▸ Exercise inputs:
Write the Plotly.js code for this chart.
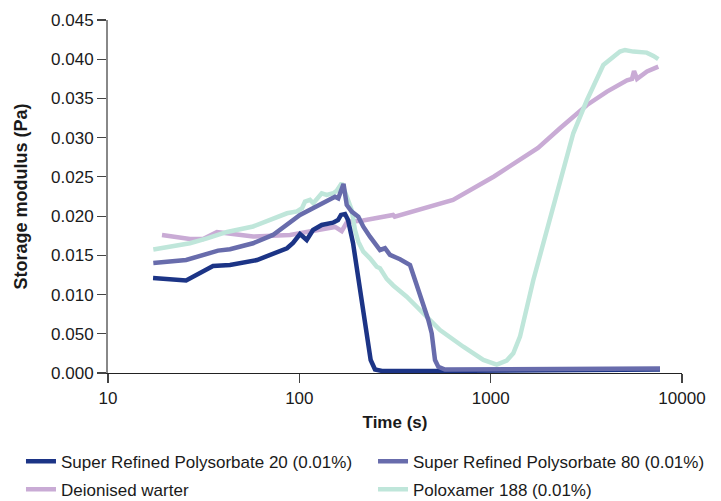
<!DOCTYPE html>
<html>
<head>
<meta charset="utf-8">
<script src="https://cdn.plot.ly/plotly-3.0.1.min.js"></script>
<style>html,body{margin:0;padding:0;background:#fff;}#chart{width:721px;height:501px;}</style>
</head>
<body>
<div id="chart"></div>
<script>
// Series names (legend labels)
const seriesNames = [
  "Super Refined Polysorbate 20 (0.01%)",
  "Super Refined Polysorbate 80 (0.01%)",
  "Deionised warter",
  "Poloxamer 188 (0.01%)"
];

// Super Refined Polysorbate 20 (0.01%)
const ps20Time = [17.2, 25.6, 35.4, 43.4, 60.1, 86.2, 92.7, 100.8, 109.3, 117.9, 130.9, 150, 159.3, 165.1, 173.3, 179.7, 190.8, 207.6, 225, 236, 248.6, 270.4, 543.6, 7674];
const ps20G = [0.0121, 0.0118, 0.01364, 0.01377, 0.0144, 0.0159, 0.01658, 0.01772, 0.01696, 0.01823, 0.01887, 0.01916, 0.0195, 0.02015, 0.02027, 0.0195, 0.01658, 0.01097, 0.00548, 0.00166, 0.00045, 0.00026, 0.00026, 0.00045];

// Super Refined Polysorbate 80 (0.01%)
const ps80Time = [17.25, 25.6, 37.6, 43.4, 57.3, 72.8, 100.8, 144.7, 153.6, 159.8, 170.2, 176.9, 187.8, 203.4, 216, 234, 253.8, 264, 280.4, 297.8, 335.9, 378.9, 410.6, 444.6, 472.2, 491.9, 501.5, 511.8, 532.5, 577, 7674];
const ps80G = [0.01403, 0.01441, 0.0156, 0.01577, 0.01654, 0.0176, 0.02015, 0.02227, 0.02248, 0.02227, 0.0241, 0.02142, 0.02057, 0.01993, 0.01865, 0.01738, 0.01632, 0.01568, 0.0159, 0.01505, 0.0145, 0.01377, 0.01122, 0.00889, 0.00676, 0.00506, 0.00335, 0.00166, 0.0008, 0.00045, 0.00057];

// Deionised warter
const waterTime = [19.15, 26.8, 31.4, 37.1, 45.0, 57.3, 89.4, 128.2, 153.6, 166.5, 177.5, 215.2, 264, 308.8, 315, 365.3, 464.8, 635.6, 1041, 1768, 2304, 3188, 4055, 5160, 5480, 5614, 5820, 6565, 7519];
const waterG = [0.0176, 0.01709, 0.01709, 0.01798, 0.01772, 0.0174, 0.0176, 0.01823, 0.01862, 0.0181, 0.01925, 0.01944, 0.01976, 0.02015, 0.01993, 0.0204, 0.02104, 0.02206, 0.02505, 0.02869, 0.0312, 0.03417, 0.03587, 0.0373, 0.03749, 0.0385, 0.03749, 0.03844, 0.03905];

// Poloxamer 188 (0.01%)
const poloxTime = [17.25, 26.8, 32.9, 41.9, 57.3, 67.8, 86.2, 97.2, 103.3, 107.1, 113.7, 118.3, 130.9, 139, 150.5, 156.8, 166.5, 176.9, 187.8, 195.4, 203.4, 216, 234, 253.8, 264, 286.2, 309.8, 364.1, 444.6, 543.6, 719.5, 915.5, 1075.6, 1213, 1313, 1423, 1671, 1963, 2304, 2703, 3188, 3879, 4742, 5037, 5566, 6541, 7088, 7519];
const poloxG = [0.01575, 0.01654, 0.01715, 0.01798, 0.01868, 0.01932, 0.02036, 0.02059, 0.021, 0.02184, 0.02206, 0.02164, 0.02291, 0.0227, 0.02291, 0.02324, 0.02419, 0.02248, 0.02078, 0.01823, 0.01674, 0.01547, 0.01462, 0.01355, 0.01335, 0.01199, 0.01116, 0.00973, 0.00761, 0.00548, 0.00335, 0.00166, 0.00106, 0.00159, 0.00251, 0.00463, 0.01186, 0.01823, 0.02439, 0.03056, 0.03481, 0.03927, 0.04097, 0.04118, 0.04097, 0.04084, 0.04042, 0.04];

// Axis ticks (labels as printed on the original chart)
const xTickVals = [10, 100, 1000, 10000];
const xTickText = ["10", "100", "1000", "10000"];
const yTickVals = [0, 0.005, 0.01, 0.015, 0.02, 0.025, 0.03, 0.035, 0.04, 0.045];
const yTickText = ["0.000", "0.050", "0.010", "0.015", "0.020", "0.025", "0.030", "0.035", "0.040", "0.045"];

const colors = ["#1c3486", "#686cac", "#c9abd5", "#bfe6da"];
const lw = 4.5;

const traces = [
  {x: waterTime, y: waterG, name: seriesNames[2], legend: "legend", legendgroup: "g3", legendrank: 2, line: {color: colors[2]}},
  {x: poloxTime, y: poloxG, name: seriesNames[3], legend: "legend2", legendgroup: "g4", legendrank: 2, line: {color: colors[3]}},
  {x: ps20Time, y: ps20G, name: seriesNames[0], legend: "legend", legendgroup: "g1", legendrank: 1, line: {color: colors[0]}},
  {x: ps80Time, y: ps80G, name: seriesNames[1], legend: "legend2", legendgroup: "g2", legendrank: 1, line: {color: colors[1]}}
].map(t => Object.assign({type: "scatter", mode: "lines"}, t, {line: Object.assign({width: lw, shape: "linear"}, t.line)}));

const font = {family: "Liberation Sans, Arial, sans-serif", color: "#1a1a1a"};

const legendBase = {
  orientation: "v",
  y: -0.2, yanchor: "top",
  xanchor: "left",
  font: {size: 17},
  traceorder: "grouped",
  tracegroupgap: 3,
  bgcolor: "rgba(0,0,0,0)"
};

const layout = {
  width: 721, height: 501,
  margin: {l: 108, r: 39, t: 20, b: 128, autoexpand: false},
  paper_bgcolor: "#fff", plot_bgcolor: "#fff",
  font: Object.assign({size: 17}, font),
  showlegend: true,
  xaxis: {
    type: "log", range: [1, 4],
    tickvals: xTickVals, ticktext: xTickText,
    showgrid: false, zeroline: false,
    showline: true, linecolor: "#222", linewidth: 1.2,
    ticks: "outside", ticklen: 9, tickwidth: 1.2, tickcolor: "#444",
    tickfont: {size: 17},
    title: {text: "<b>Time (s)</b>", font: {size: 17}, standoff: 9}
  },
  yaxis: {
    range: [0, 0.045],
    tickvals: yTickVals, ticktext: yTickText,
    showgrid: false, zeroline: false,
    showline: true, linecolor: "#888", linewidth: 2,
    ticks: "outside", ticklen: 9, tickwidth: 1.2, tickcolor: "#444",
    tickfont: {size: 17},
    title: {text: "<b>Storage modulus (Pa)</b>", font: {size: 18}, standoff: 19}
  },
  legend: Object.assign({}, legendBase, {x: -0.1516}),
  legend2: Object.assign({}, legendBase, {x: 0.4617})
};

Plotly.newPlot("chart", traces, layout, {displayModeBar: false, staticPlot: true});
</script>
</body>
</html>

--

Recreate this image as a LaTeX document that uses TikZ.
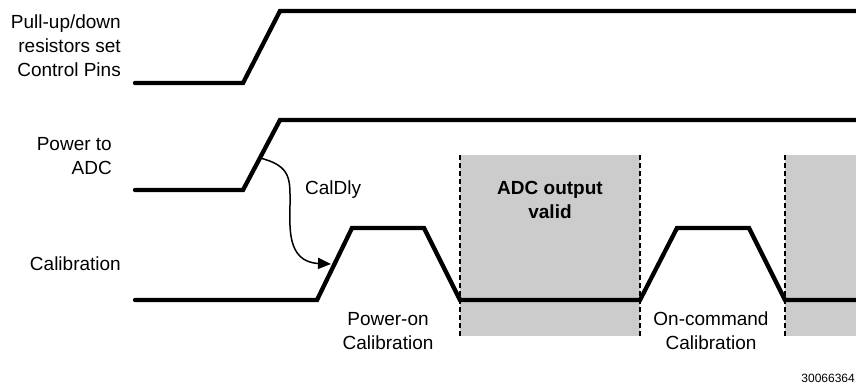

---

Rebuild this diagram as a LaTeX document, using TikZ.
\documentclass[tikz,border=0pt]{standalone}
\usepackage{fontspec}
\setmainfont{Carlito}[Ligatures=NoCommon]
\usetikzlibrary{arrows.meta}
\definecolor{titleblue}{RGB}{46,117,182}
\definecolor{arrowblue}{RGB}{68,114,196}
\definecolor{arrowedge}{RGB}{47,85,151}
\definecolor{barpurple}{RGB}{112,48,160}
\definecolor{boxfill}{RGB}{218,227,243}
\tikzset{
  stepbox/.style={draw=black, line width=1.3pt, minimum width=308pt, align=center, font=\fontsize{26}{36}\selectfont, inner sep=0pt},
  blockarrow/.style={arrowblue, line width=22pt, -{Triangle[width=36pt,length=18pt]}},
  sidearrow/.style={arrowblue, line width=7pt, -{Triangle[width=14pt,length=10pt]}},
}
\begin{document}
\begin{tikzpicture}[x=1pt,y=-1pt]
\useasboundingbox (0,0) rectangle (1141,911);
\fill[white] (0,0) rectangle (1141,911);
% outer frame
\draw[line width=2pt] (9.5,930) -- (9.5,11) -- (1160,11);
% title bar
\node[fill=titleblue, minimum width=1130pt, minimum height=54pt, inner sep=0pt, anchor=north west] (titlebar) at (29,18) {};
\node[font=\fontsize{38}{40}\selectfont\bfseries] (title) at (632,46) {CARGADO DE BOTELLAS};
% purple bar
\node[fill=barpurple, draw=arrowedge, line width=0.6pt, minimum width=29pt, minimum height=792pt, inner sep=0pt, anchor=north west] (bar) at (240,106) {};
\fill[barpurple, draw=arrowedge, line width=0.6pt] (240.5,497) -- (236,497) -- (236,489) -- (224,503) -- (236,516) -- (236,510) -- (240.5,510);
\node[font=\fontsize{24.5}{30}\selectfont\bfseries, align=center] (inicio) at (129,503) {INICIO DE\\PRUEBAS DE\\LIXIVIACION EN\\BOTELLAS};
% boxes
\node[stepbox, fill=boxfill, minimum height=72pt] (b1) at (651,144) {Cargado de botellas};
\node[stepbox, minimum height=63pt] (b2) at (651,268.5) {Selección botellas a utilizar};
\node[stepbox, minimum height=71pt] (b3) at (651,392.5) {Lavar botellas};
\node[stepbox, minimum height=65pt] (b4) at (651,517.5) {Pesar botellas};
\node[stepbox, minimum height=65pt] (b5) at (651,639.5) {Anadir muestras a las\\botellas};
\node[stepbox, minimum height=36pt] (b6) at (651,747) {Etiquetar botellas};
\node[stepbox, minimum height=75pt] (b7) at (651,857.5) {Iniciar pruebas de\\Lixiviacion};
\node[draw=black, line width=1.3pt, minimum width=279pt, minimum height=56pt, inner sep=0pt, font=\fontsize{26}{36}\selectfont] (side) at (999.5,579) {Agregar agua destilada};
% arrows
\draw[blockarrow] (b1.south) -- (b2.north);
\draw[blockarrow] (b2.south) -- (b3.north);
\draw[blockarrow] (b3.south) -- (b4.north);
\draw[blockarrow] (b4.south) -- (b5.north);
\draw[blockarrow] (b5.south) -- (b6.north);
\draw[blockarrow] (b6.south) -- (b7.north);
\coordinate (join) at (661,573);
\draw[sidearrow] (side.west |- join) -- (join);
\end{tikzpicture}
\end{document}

▸ Goal:
List every line above that contains the word "chart".

▸ The result:
Write the Plotly.js code for this chart.
<style>html,body{margin:0;padding:0;background:#fff;}#chart{width:721px;height:501px;}</style>
<div id="chart"></div>
// Axis ticks (labels as printed on the original chart)
Plotly.newPlot("chart", traces, layout, {displayModeBar: false, staticPlot: true});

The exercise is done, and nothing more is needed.